Una serie di nidi che si inanellano come una filastrocca visiva.
Nidi di rondine, tessuti a nido d’ape, sentieri di nidi di ragno, asili nido e nidi d’amore.
O piuttosto, questi di Castelli, sono nidi d’umore, di umori da dove sciamano nidiate di pensieri visivi.
Tra “nidi” e “nodi” il passo è breve, c’è un differenza piccola piccola, di una sola lettera: la “i” di “infanzia” si chiude ermeticamente su se stessa e diventa “o”. Ammiccando al Perec di Specie di spazi, si può dire che la vita è passare “dal nido al nodo” della nostra individualità che tanto ci costa aggregare e ancor più sciogliere.
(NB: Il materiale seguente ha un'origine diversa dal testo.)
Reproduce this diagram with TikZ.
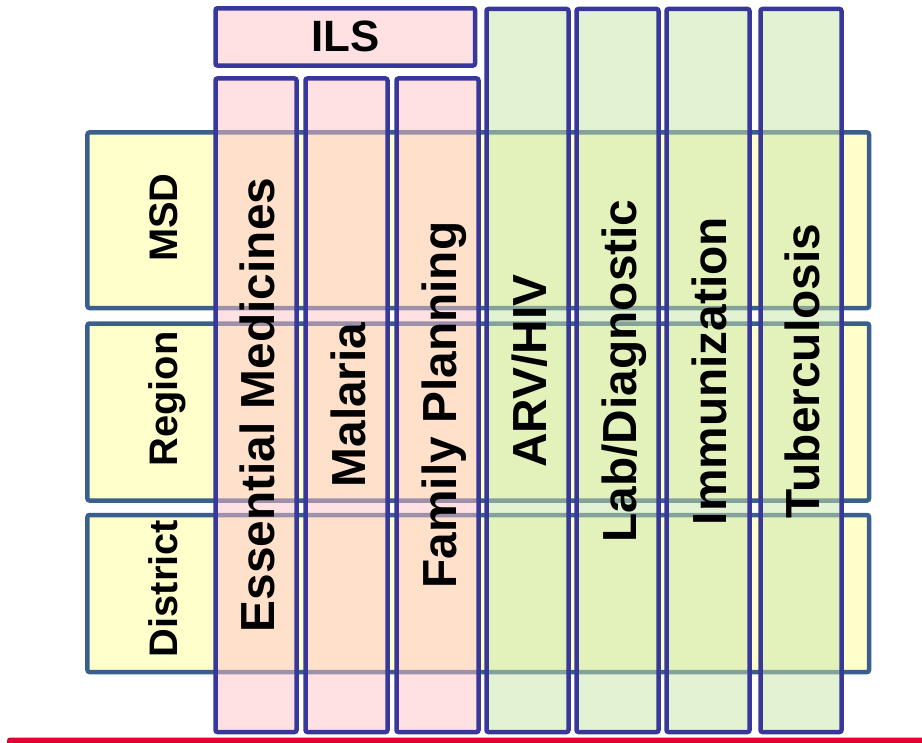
\documentclass[tikz,border=0pt]{standalone}
\usepackage{fontspec}
\setmainfont{Liberation Sans}
\definecolor{rowfill}{RGB}{255,255,204}
\definecolor{rowline}{RGB}{59,95,140}
\definecolor{colline}{RGB}{56,56,154}
\definecolor{pinkbase}{RGB}{255,195,201}
\definecolor{greenbase}{RGB}{201,229,169}
\definecolor{redbar}{RGB}{226,0,50}
\tikzset{
  rowbox/.style={draw=rowline, fill=rowfill, line width=4.5bp, rounded corners=2bp,
    minimum width=781.5bp, inner sep=0pt},
  colbox/.style={draw=colline, fill opacity=0.5, line width=4.5bp, rounded corners=2bp,
    inner sep=0pt},
  ilscol/.style={colbox, fill=pinkbase, minimum height=653.5bp},
  progcol/.style={colbox, fill=greenbase, minimum height=723bp},
  rowlabel/.style={rotate=90, anchor=base, inner sep=0pt,
    font=\fontsize{40}{44}\selectfont\bfseries},
  collabel/.style={rotate=90, anchor=base, inner sep=0pt,
    font=\fontsize{48}{52}\selectfont\bfseries},
}
\begin{document}
\begin{tikzpicture}[x=1bp, y=-1bp]
\useasboundingbox (0,0) rectangle (922,743);

% supply-chain levels
\node[rowbox, minimum height=175.5bp] (msd) at (478.25,220.25) {};
\node[rowbox, minimum height=177bp]   (region) at (478.25,412) {};
\node[rowbox, minimum height=157bp]   (district) at (478.25,593.5) {};

% ILS header
\node[colbox, fill=pinkbase, minimum width=259.5bp, minimum height=57.2bp] (ils) at (345.25,36.9) {};
\node[inner sep=0pt, font=\fontsize{44}{48}\selectfont\bfseries] (ilslabel) at (ils) {ILS};

% program columns
\node[ilscol, minimum width=81bp] (em) at (256,405.25) {};
\node[ilscol, minimum width=82bp] (mal) at (346.5,405.25) {};
\node[ilscol, minimum width=82bp] (fp) at (437.5,405.25) {};
\node[progcol, minimum width=82bp] (arv) at (527.5,370.5) {};
\node[progcol, minimum width=82bp] (lab) at (617.5,370.5) {};
\node[progcol, minimum width=83bp] (imm) at (708,370.5) {};
\node[progcol, minimum width=81bp] (tb) at (801,370.5) {};

% level labels
\node[rowlabel] (msdlabel) at (177,217.5) {MSD};
\node[rowlabel] (regionlabel) at (177,399) {Region};
\node[rowlabel] (districtlabel) at (177,588.5) {District};

% program labels
\node[collabel] (emlabel) at (274.5,405) {Essential Medicines};
\node[collabel] (mallabel) at (365,405) {Malaria};
\node[collabel] (fplabel) at (456,405) {Family Planning};
\node[collabel] (arvlabel) at (546,371) {ARV/HIV};
\node[collabel] (lablabel) at (636,371) {Lab/Diagnostic};
\node[collabel] (immlabel) at (726.5,371) {Immunization};
\node[collabel] (tblabel) at (819.5,371) {Tuberculosis};

% bottom rule
\fill[redbar, rounded corners=3bp] (7,737.5) rectangle (930,750);
\end{tikzpicture}
\end{document}
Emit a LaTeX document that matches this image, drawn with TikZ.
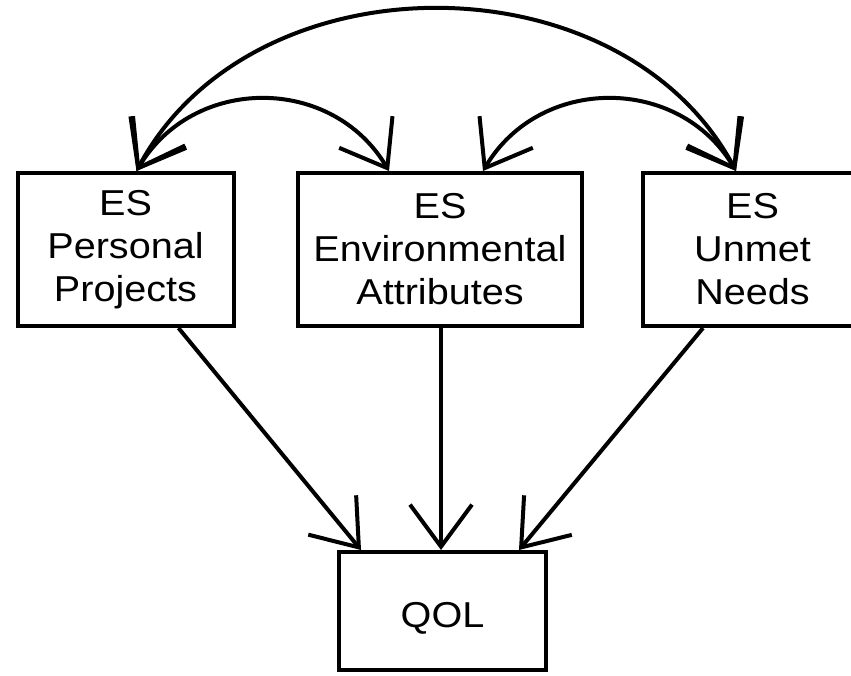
\documentclass[tikz,border=0pt]{standalone}
\usepackage{fontspec}
\setmainfont{Liberation Sans}[FakeStretch=1.1]
\usetikzlibrary{arrows.meta}
\begin{document}
\begin{tikzpicture}[x=1pt,y=-1pt,
  box/.style={draw, line width=4pt, inner sep=0pt, align=center,
    font=\fontsize{36}{43}\selectfont},
  conn/.style={line width=4pt, -{Straight Barb[length=42pt,width=62pt,sharp]}},
  biconn/.style={line width=4pt,
    {Straight Barb[length=42pt,width=62pt,sharp]}-{Straight Barb[length=42pt,width=62pt,sharp]}}]
\useasboundingbox[fill=white] (0,0) rectangle (851,675);
\node[box, minimum width=216pt, minimum height=153pt] (pp) at (125.5,249.5) {ES\\Personal\\Projects};
\node[box, minimum width=284pt, minimum height=153pt] (ea) at (440,249.5) {ES\\Environmental\\Attributes};
\node[box, minimum width=219pt, minimum height=153pt] (un) at (752.5,249.5) {ES\\Unmet\\Needs};
\node[box, minimum width=207pt, minimum height=118pt] (qol) at (442.5,611) {\raisebox{-7pt}[\height][\depth]{QOL}};
% arrow end points on the boxes
\coordinate (ppT) at ([xshift=121pt]pp.north west);
\coordinate (eaTL) at ([xshift=93pt]ea.north west);
\coordinate (eaTR) at ([xshift=187pt]ea.north west);
\coordinate (unT) at ([xshift=95pt]un.north west);
\coordinate (ppB) at ([xshift=163pt]pp.south west);
\coordinate (eaB) at ([xshift=1pt]ea.south);
\coordinate (unB) at ([xshift=62pt]un.south west);
\coordinate (qL) at ([xshift=24pt]qol.north west);
\coordinate (qM) at ([xshift=-1.5pt]qol.north);
\coordinate (qR) at ([xshift=182pt]qol.north west);
% correlations
\draw[biconn] (ppT) .. controls +(115,-216) and +(-115,-216) .. (unT);
\draw[biconn] (ppT) .. controls +(57,-96) and +(-57,-96) .. (eaTL);
\draw[biconn] (eaTR) .. controls +(57,-96) and +(-57,-96) .. (unT);
% paths to QOL
\draw[conn] (ppB) -- (qL);
\draw[conn] (eaB) -- (qM);
\draw[conn] (unB) -- (qR);
\end{tikzpicture}
\end{document}
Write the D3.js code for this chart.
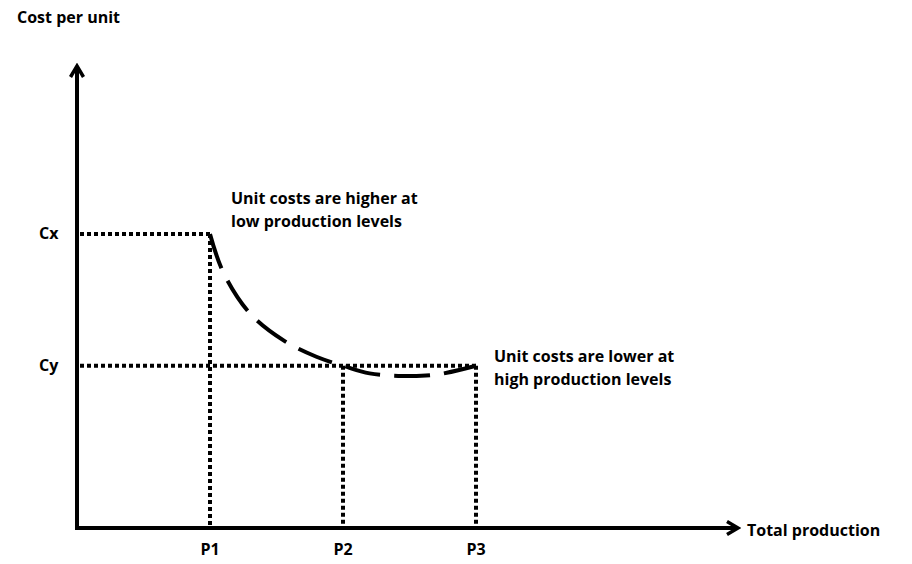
<!DOCTYPE html>
<html>
<head>
<meta charset="utf-8">
<script src="https://cdn.jsdelivr.net/npm/d3@7"></script>
<style>
body { margin: 0; background: #fff; }
text { font-family: "Open Sans", "Liberation Sans", sans-serif; font-weight: bold; font-size: 16px; fill: #000; }
</style>
</head>
<body>
<div></div>
<script>
const width = 912
const height = 564

// values
const productionLevels = ['P1', 'P2', 'P3']
const productionValues = [1, 2, 3]
const costLevels = ['Cx', 'Cy']
const costValues = [2.3, 1.27]
const curveX = [1, 1.1, 1.3, 1.55, 1.8, 2, 2.2, 2.45, 2.7, 3]
const curveY = [2.3, 2.0, 1.68, 1.47, 1.34, 1.27, 1.21, 1.19, 1.2, 1.27]
const notes = [
    ['Unit costs are higher at', 'low production levels'],
    ['Unit costs are lower at', 'high production levels']
]

let svg = d3.select('div').append('svg')
    .attr('width', width)
    .attr('height', height)

const x = d3.scaleLinear().domain([0, 3]).range([77, 476])
const y = d3.scaleLinear().domain([0, 3.6]).range([528, 68])

// arrow marker
svg.append('defs').append('marker')
    .attr('id', 'arrow')
    .attr('viewBox', '0 0 16 16')
    .attr('refX', 13).attr('refY', 8)
    .attr('markerWidth', 16).attr('markerHeight', 16)
    .attr('markerUnits', 'userSpaceOnUse')
    .attr('orient', 'auto')
    .append('path')
    .attr('d', 'M2,1.5 L13,8 L2,14.5')
    .attr('fill', 'none').attr('stroke', '#000').attr('stroke-width', 3.5)

// axes
svg.append('line')
    .attr('x1', x(0)).attr('y1', y(0)).attr('x2', x(0)).attr('y2', 66)
    .attr('stroke', '#000').attr('stroke-width', 4).attr('marker-end', 'url(#arrow)')
svg.append('line')
    .attr('x1', x(0) - 2).attr('y1', y(0)).attr('x2', 738).attr('y2', y(0))
    .attr('stroke', '#000').attr('stroke-width', 4).attr('marker-end', 'url(#arrow)')

svg.append('text').attr('x', 17).attr('y', 23).text('Cost per unit')
svg.append('text').attr('x', 747).attr('y', 536).text('Total production')

// dotted guides
const dots = { stroke: '#000', 'stroke-width': 4, 'stroke-dasharray': '4,3' }
function dotted(x1, y1, x2, y2) {
    let l = svg.append('line').attr('x1', x1).attr('y1', y1).attr('x2', x2).attr('y2', y2)
    for (const k in dots) l.attr(k, dots[k])
}
dotted(x(0) + 3, y(costValues[0]), x(1), y(costValues[0]))
dotted(x(0) + 3, y(costValues[1]), x(3), y(costValues[1]))
productionValues.forEach((p, i) => {
    let top = i == 0 ? y(costValues[0]) : y(costValues[1])
    dotted(x(p), top, x(p), y(0) - 2)
    svg.append('text').attr('x', x(p)).attr('y', 555).attr('text-anchor', 'middle').text(productionLevels[i])
})
costLevels.forEach((c, i) => {
    svg.append('text').attr('x', 39).attr('y', y(costValues[i]) + 5).text(c)
})

// cost curve
const line = d3.line().x(d => x(d[0])).y(d => y(d[1])).curve(d3.curveCatmullRom)
svg.append('path')
    .datum(curveX.map((v, i) => [v, curveY[i]]))
    .attr('d', line)
    .attr('fill', 'none').attr('stroke', '#000').attr('stroke-width', 4)
    .attr('stroke-dasharray', '36,14')

// notes
function note(lines, tx, ty) {
    lines.forEach((t, i) => {
        svg.append('text').attr('x', tx).attr('y', ty + i * 23).text(t)
    })
}
note(notes[0], 231, 204)
note(notes[1], 494, 362)
</script>
</body>
</html>
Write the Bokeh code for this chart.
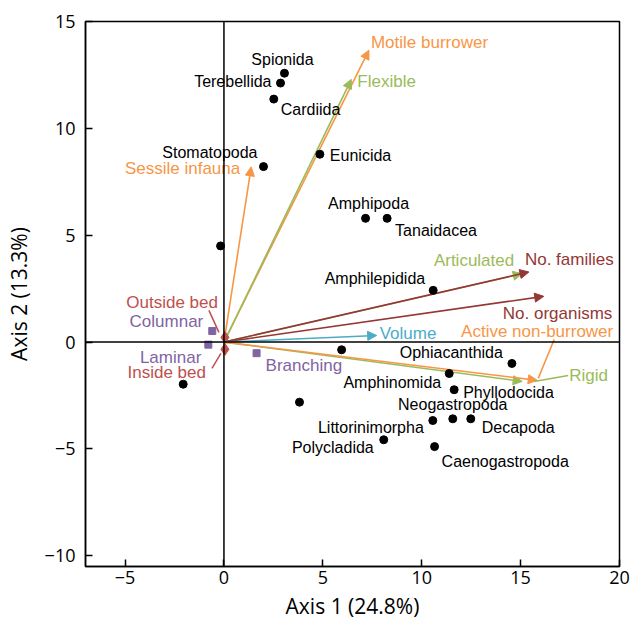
from bokeh.plotting import figure
from bokeh.models import Arrow, NormalHead, Span, ColumnDataSource, FixedTicker, Range1d
from bokeh.embed import file_html
from bokeh.resources import INLINE
from bokeh.core.properties import value

# ---------------- data ----------------
taxa = ["Spionida", "Terebellida", "Cardiida", "Stomatopoda", "", "Eunicida",
        "Amphipoda", "Tanaidacea", "Amphilepidida", "", "", "",
        "Ophiacanthida", "Amphinomida", "Phyllodocida", "Littorinimorpha",
        "Neogastropoda", "Decapoda", "Polycladida", "Caenogastropoda"]
taxa_x = [3.06, 2.86, 2.52, 2.00, -0.17, 4.85,
          7.16, 8.25, 10.58, -2.06, 3.82, 5.95,
          14.56, 11.39, 11.64, 10.56,
          11.57, 12.48, 8.08, 10.65]
taxa_y = [12.58, 12.12, 11.37, 8.21, 4.50, 8.79,
          5.79, 5.79, 2.42, -1.97, -2.81, -0.36,
          -1.00, -1.47, -2.23, -3.67,
          -3.59, -3.59, -4.57, -4.89]

vectors = ["Motile burrower", "Flexible", "Sessile infauna", "Articulated",
           "No. families", "No. organisms", "Volume", "Rigid", "Active non-burrower"]
vec_x = [7.33, 6.44, 1.38, 15.08, 15.42, 16.17, 7.72, 15.08, 15.84]
vec_y = [13.66, 12.29, 8.20, 3.20, 3.28, 2.14, 0.31, -1.84, -1.79]

growth_forms = ["Columnar", "Laminar", "Branching"]
growth_x = [-0.59, -0.79, 1.65]
growth_y = [0.52, -0.12, -0.52]

beds = ["Outside bed", "Inside bed"]
bed_x = [0.05, 0.05]
bed_y = [0.22, -0.34]

x_ticks = [-5, 0, 5, 10, 15, 20]
y_ticks = [-10, -5, 0, 5, 10, 15]
x_title = "Axis 1 (24.8%)"
y_title = "Axis 2 (13.3%)"

# ---------------- styles ----------------
ORANGE = "#F79646"
GREEN = "#9BBB59"
DRED = "#953735"
BLUE = "#4BACC6"
PURPLE = "#8064A2"
RED = "#C0504D"
LABEL_FONT = "Liberation Sans"
TICK_FONT = "Open Sans"

vec_colors = [ORANGE, GREEN, ORANGE, GREEN, DRED, DRED, BLUE, GREEN, ORANGE]

# label placement (pixel offsets from the point, alignment)
taxa_lab = [(-2, -14, "center"), (-9, -2, "right"), (7, 10, "left"), (-6, -14, "right"),
            (0, 0, "left"), (10, 1, "left"),
            (3, -15, "center"), (8, 12, "left"), (-8, -12, "right"),
            (0, 0, "left"), (0, 0, "left"), (0, 0, "left"),
            (-9, -11, "right"), (-8, 9, "right"), (9, 3, "left"), (-9, 7, "right"),
            (0, -14, "center"), (11, 9, "left"), (-10, 8, "right"), (7, 15, "left")]
vec_lab = [(2, -8, "left"), (6, 2, "left"), (-11, 2, "right"), (-8, -13, "right"),
           (-4, -12, "left"), (-41, 17, "left"), (3, -2, "left"), (47, -6, "left"),
           (76, -49, "right")]
growth_lab = [(-9, -9, "right"), (-7, 13, "right"), (9, 12, "left")]
bed_lab = [(-7, -35, "right"), (-19, 23, "right")]

W, H = 632, 625
L, R, T, B = 85, 13, 21, 59
X0, X1 = -7, 20
Y0, Y1 = -10.5, 15

p = figure(width=W, height=H, output_backend="svg", toolbar_location=None,
           x_range=Range1d(X0, X1), y_range=Range1d(Y0, Y1),
           min_border_left=L, min_border_right=R, min_border_top=T, min_border_bottom=B)
p.xgrid.visible = False
p.ygrid.visible = False
p.outline_line_color = "black"
p.outline_line_width = 1.5
p.outline_line_alpha = 1
p.background_fill_color = "white"
p.border_fill_color = "white"

for ax, ticks in ((p.xaxis[0], x_ticks), (p.yaxis[0], y_ticks)):
    ax.ticker = FixedTicker(ticks=ticks)
    ax.major_tick_in = 7
    ax.major_tick_out = 0
    ax.minor_tick_line_color = None
    ax.axis_line_width = 1.5
    ax.major_tick_line_width = 1.5
    ax.axis_line_color = "black"
    ax.major_tick_line_color = "black"
    ax.major_label_text_font = TICK_FONT
    ax.major_label_text_font_size = "18px"
    ax.major_label_text_color = "black"
    ax.axis_label_text_font = TICK_FONT
    ax.axis_label_text_font_size = "21px"
    ax.axis_label_text_font_style = "normal"
    ax.axis_label_text_color = "black"
p.xaxis.axis_label = x_title
p.yaxis.axis_label = y_title
p.xaxis.major_label_standoff = 4
p.yaxis.major_label_standoff = 10
p.xaxis.axis_label_standoff = 5
p.yaxis.axis_label_standoff = 9

p.add_layout(Span(location=0, dimension="height", line_color="black", line_width=1.5))
p.add_layout(Span(location=0, dimension="width", line_color="black", line_width=1.5))

px_x = (W - L - R) / (X1 - X0)
px_y = (H - T - B) / (Y1 - Y0)

# vectors
for vx, vy, c in zip(vec_x, vec_y, vec_colors):
    p.add_layout(Arrow(x_start=0, y_start=0, x_end=vx, y_end=vy,
                       line_color=c, line_width=1.6, level="underlay",
                       end=NormalHead(size=9, fill_color=c, line_color=c, line_width=1)))

# leader lines for labels
def seg(ax, ay, d0, d1, color):
    p.line([ax + d0[0] / px_x, ax + d1[0] / px_x],
           [ay - d0[1] / px_y, ay - d1[1] / px_y], line_color=color, line_width=1.5)

i_rigid = vectors.index("Rigid")
i_anb = vectors.index("Active non-burrower")
seg(vec_x[i_rigid], vec_y[i_rigid], (46, -6), (12, 0), GREEN)
seg(vec_x[i_anb], vec_y[i_anb], (17, -41), (1, -2), ORANGE)
seg(bed_x[0], bed_y[0], (-16, -27), (-6, -5), RED)
seg(bed_x[1], bed_y[1], (-13, 19), (-4, 4), RED)

# markers
p.scatter(taxa_x, taxa_y, size=8, color="black")
p.scatter(growth_x, growth_y, marker="square", size=7, color=PURPLE)
p.scatter(bed_x, bed_y, marker="diamond", size=12, color=RED)


def labels(names, xs, ys, placement, colors, size):
    src = ColumnDataSource(dict(
        x=xs, y=ys, t=names,
        dx=[a[0] for a in placement], dy=[a[1] for a in placement],
        al=[a[2] for a in placement], c=colors))
    p.text("x", "y", text="t", x_offset="dx", y_offset="dy", text_align="al",
           text_color="c", text_baseline="middle", text_font=value(LABEL_FONT),
           text_font_size=size, source=src)

labels(taxa, taxa_x, taxa_y, taxa_lab, ["black"] * len(taxa), "16px")
labels(vectors, vec_x, vec_y, vec_lab, vec_colors, "17px")
labels(growth_forms, growth_x, growth_y, growth_lab, [PURPLE] * 3, "17px")
labels(beds, bed_x, bed_y, bed_lab, [RED] * 2, "17px")

open("out.html", "w").write(file_html(p, INLINE))
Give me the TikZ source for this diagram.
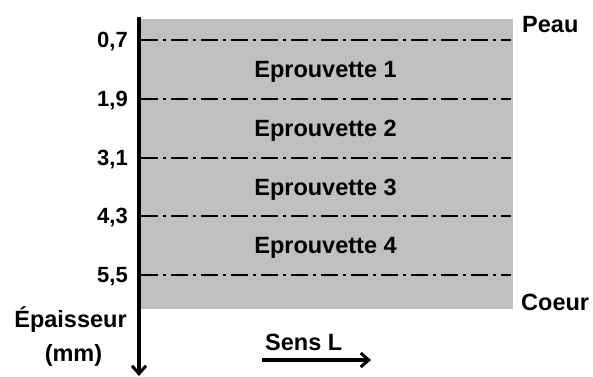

C’è un’imprescindibilità del nido. Figura archetipica, richiama una serie di azioni altrettanto primarie quali la nascita,“la cova”, la presa in cura, l’iniziazione all’autonomia sotto forma di “lezione di volo”.
Non so se avete notato che i nidi non sono quasi mai completamente vuoti: resta sempre impigliata una piuma o un non so che.
L’energia del movimento potenziale, l’alito del volo resta intorno al nido.E il suo fruscio.
A volte basta il calore di una lampadina o di uno sguardo per riattivare questi concentrati dispositivi poetici.